Many thanks to my esteemed colleague, Philip Epstein, for granting permission to publish here his report with respect to the expected expansion of unified family courts in Canada and particularly in Ontario. Published with permission from Westlaw’s “Epstein’s This Week in Family Law, Fam. L. News. 2018-13 [copyright Thomson Reuters Canada Limited]:
The call for a Unified Family Court in Canada has gone on for more than 30 years. Federal and provincial governments have in the past moved very slowly in establishing Unified Family Courts throughout the country, even in places where there is an obvious demand and need. A myriad of cases that have been canvassed in the Newsletter over the last decade has demonstrated the problems that the lack of a Unified Family Court system has caused to unfortunate litigants. At long last we are beginning to see some progress.
The February, 2018 Federal Budget approved 39 federally appointed judges for Unified Family Courts in four Canadian jurisdictions with funding to become available in April, 2019. Ontario will be one of the primary beneficiaries of the expansion. [emphasis added] As a result of this expansion Unified Family Courts will be available to half of Ontario Superior Court sites and approximately half of Ontario’s population. The new sites will be St. Thomas, Welland, Kitchener, Simcoe, Cayuga, Belleville and Picton, and Pembroke. This will make the Unified Family Court available throughout the Superior Court’s East Region as well as in most of the courts in the Central South Region. In the meantime, planning continues at the provincial level, with support from both courts and the Ministry, to bring a Unified Family Court to the remaining 25 Ontario Superior Court locations by 2025. [Emphasis added] Additional federal funding would be required to complete Unified Family Court expansion in Ontario. [GCC Comment: Phil Epstein has long been an advocate for such reform. See my 2013 blog post where I published what he had to say then. Click Here.]
The new family court positions should also allow Nova Scotia to have a province-wide Unified Family Court. This will also bring Unified Family Courts to Alberta and Newfoundland/Labrador. This step has taken a very long time and many would say far too long. The Federal and Provincial governments are to be commended for supporting this important initiative and it is to be hoped that they will both keep to the timetable and complete the expansion of UFC by 2025. A scant seven years from now!

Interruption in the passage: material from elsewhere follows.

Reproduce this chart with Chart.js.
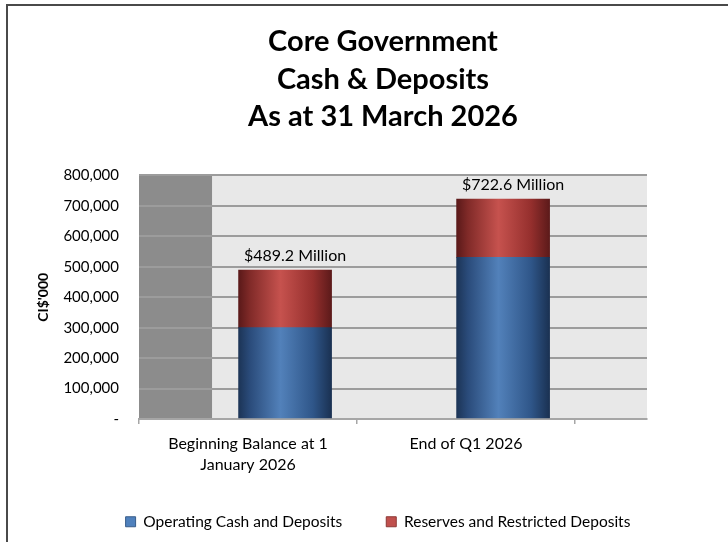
<!DOCTYPE html>
<html>
<head>
<meta charset="utf-8">
<title>Core Government Cash & Deposits</title>
<script src="https://cdn.jsdelivr.net/npm/chart.js@4"></script>
<style>
  html, body { margin: 0; padding: 0; background: #fff; overflow: hidden; }
  #frame {
    position: absolute; left: 6px; top: 4px;
    width: 750px; height: 560px;
    border-left: 2px solid #4a4a4a; border-top: 2px solid #4a4a4a;
  }
  canvas { display: block; }
</style>
</head>
<body>
<div id="frame"><canvas id="cashChart" width="750" height="560"></canvas></div>
<script>
// Balances in CI$'000
const categories = [["Beginning Balance at 1", "January 2026"], "End of Q1 2026"];
const operatingCash = [300000, 531000];
const reserves = [189200, 191600];
const seriesNames = ["Operating Cash and Deposits", "Reserves and Restricted Deposits"];

// x runs in category units; the grey wall covers the start of the first slot
const X_MAX = 2.33;
const WALL_END = 0.335;
const BAR_SHIFT = 0.17;
const BAR_WIDTH = 93;

const FONT = "Lato";

// left-to-right shading so the bars look like cylinders
function cylinder(stops, solid) {
  return (c) => {
    const chart = c.chart;
    if (c.type !== "data" || !chart.chartArea || !chart.scales.x) return solid;
    const cx = chart.scales.x.getPixelForValue(c.raw.x);
    const g = chart.ctx.createLinearGradient(cx - BAR_WIDTH / 2, 0, cx + BAR_WIDTH / 2, 0);
    stops.forEach(([at, col]) => g.addColorStop(at, col));
    return g;
  };
}

const blueStops = [[0, "#1c3456"], [0.12, "#2a4b7a"], [0.45, "#5281ba"], [0.8, "#2f5689"], [1, "#1a3152"]];
const redStops = [[0, "#5a1919"], [0.12, "#802a28"], [0.45, "#c6524e"], [0.8, "#952f2d"], [1, "#5c1a1a"]];

const toPoints = (vals) => vals.map((v, i) => ({ x: i + 0.5 + BAR_SHIFT, y: v }));

// light plot background with the dark wall on the left
const plotWall = {
  id: "plotWall",
  beforeDraw(chart) {
    const { ctx, chartArea: a, scales: { x } } = chart;
    ctx.save();
    ctx.fillStyle = "#e8e8e8";
    ctx.fillRect(a.left, a.top, a.width, a.height);
    ctx.fillStyle = "#8c8c8c";
    ctx.fillRect(a.left, a.top, x.getPixelForValue(WALL_END) - a.left, a.height);
    ctx.restore();
  }
};

// "$xxx.x Million" above each stack
const totalLabels = {
  id: "totalLabels",
  afterDatasetsDraw(chart) {
    const ctx = chart.ctx;
    const top = chart.getDatasetMeta(1);
    ctx.save();
    ctx.font = "16px " + FONT;
    ctx.fillStyle = "#000";
    ctx.textAlign = "center";
    ctx.textBaseline = "middle";
    top.data.forEach((bar, i) => {
      const total = operatingCash[i] + reserves[i];
      ctx.fillText("$" + (total / 1000).toFixed(1) + " Million", bar.x + 10, bar.y - 14);
    });
    ctx.restore();
  }
};

// legend sits a little left of centre and tucks up under the axis labels
const legendNudge = {
  id: "legendNudge",
  afterLayout(chart) {
    const lg = chart.legend;
    lg.left -= 5;
    lg.right -= 5;
    lg.top -= 7;
    lg.bottom -= 7;
  }
};

function drawChart() {
  const ctx = document.getElementById("cashChart").getContext("2d");
  new Chart(ctx, {
    type: "bar",
    data: {
      datasets: [
        {
          label: seriesNames[0],
          data: toPoints(operatingCash),
          backgroundColor: cylinder(blueStops, "#4f81bd"),
          borderWidth: 0,
          barThickness: BAR_WIDTH
        },
        {
          label: seriesNames[1],
          data: toPoints(reserves),
          backgroundColor: cylinder(redStops, "#c0504d"),
          borderWidth: 0,
          barThickness: BAR_WIDTH
        }
      ]
    },
    options: {
      responsive: false,
      animation: false,
      layout: { padding: { left: 0, right: 0, top: 0, bottom: 19.5 } },
      plugins: {
        tooltip: { enabled: false },
        title: {
          display: true,
          text: ["Core Government", "Cash & Deposits", "As at 31 March 2026"],
          color: "#000",
          font: { family: FONT, size: 29, weight: "bold", lineHeight: 1.293 },
          padding: { top: 17, bottom: 40 }
        },
        legend: {
          position: "bottom",
          labels: {
            boxWidth: 10,
            boxHeight: 10,
            padding: 44,
            color: "#000",
            font: { family: FONT, size: 15.5 },
            generateLabels: () => [
              { text: seriesNames[0], fillStyle: "#4f81bd", strokeStyle: "#385d8a", lineWidth: 1, datasetIndex: 0 },
              { text: seriesNames[1], fillStyle: "#c0504d", strokeStyle: "#8c3836", lineWidth: 1, datasetIndex: 1 }
            ]
          }
        }
      },
      scales: {
        x: {
          type: "linear",
          stacked: true,
          offset: false,
          min: 0,
          max: X_MAX,
          afterBuildTicks: (s) => { s.ticks = [0, 0.5, 1, 1.5, 2].map(v => ({ value: v })); },
          afterFit: (s) => { s.height = 58; },
          ticks: {
            autoSkip: false,
            maxRotation: 0,
            padding: 9,
            color: "#000",
            font: { family: FONT, size: 16, lineHeight: 1.32 },
            callback: (v) => {
              const i = v - 0.5;
              return Number.isInteger(i) ? categories[i] : "";
            }
          },
          grid: {
            offset: false,
            drawOnChartArea: false,
            drawTicks: true,
            tickLength: 5,
            lineWidth: 1.5,
            color: (c) => (c.tick && Number.isInteger(c.tick.value)) ? "#a6a6a6" : "rgba(0,0,0,0)"
          },
          border: { display: true, color: "#a6a6a6", width: 2 }
        },
        y: {
          stacked: true,
          min: 0,
          max: 800000,
          afterFit: (s) => { s.width = 131; },
          ticks: {
            stepSize: 100000,
            padding: 20,
            color: "#000",
            font: { family: FONT, size: 15 },
            callback: (v) => v === 0 ? "-" : v.toLocaleString("en-US")
          },
          grid: { color: "#9c9c9c", lineWidth: 2, drawTicks: false },
          border: { display: false },
          title: {
            display: true,
            text: "CI$'000",
            color: "#000",
            font: { family: FONT, size: 14, weight: "bold" },
            padding: { top: 26.6, bottom: 0 }
          }
        },
        // empty right-hand axis, only keeps space to the right of the plot
        gap: {
          type: "linear",
          position: "right",
          afterFit: (s) => { s.width = 111; },
          ticks: { display: false },
          grid: { display: false },
          border: { display: false }
        }
      }
    },
    plugins: [plotWall, totalLabels, legendNudge]
  });
}

Promise.all([
  document.fonts.load("15px " + FONT),
  document.fonts.load("bold 29px " + FONT)
]).finally(drawChart);
</script>
</body>
</html>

We have just passed Martin Luther King Day and the 50th anniversary of his death, thus it is fitting and appropriate to paraphrase his greatest speech, and so we can say with respect to the expansion of the UFC, “We have been allowed to go up to the mountain. We have looked over. We have seen the promised land. We will not get there with you, but we want you to know that as a people we will get to the promised land.”
We should all extend our thanks to the Honourable Jodi Wilson-Raybould, Minister of Justice and Attorney General of Canada, and to Marco Mendocino MP, Parliamentary Secretary, and the Honourable Yasin Naqvi Attorney General of Ontario for taking this important step in the development of the family law justice system in Canada.